Beyond the Condor prosecution, Pinochet himself has been the target of significant legal proceedings that could lead to other trials on terrorism and corruption charges. In early December a Chilean court ruled that he could be prosecuted as the "intellectual author" of the 1974 car-bomb assassination in Buenos Aires of his immediate predecessor as Army commander, Gen. Carlos Prats, and his wife. On Christmas Eve a special investigation into Pinochet's illicit sources of wealth determined that between 1985 and 2002 he had secretly stashed $16 million--twice the previously reported amount--in several accounts at the Riggs National Bank in Washington, DC. And on January 6 authorities raided Pinochet's office in downtown Santiago, finding four false passports in his name and carting off computers and files containing potential evidence.
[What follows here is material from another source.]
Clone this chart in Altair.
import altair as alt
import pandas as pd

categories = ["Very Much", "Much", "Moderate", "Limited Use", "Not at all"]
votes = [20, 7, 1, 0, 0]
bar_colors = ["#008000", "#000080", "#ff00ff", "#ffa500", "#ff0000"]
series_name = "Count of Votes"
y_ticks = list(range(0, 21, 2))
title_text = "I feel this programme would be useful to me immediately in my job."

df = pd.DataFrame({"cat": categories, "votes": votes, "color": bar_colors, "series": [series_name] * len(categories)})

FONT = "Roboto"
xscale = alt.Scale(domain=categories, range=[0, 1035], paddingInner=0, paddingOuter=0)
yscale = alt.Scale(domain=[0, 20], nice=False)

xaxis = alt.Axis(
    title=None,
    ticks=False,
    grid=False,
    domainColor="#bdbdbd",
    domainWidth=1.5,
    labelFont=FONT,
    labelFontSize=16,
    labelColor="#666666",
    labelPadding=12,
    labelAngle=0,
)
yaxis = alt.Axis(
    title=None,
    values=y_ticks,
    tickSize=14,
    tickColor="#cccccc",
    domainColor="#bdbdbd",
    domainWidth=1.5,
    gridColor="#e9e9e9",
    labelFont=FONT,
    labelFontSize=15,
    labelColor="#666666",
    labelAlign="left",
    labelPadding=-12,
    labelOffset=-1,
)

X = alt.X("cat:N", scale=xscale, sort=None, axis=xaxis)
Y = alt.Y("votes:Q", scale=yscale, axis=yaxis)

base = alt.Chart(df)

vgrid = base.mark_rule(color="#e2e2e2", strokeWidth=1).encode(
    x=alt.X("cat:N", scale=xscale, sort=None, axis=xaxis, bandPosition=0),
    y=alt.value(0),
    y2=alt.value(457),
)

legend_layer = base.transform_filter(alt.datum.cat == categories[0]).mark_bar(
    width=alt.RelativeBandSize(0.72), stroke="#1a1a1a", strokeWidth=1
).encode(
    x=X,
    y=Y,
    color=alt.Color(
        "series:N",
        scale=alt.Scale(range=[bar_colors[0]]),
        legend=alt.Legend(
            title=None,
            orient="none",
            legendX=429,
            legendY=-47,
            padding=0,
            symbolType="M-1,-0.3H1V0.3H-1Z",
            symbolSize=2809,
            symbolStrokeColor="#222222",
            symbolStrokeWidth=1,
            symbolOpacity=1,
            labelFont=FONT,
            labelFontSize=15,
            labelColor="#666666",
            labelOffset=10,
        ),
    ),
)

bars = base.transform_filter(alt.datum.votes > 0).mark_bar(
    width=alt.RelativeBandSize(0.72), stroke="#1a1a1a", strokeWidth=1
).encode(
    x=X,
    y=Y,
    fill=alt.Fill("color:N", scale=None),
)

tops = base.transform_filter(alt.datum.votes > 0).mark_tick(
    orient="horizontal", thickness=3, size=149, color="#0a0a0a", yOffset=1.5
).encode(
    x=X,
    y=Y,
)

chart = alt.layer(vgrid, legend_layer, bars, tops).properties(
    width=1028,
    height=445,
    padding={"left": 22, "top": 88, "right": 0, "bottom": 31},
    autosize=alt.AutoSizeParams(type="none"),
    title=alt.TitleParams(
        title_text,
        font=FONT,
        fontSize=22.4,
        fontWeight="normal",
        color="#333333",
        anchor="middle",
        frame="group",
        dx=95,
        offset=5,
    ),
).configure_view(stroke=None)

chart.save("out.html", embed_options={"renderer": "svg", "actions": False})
A decision to prosecute Pinochet on charges of corruption, embezzlement and tax evasion is expected soon.
"He is a person who has finished his life in a miserable way," observes Elizabeth Lira. Indeed, as of January 5 the former dictator finds himself under house arrest, with military police guarding the doors of his country estate. At 89, he has lived long enough to read a recent cover story in La Tercera--"Government and Army Plan Funeral of Augusto Pinochet." There will be no official homage paid to the former dictator. State funerals, the Lagos administration has made clear, are reserved for presidents who were democratically elected.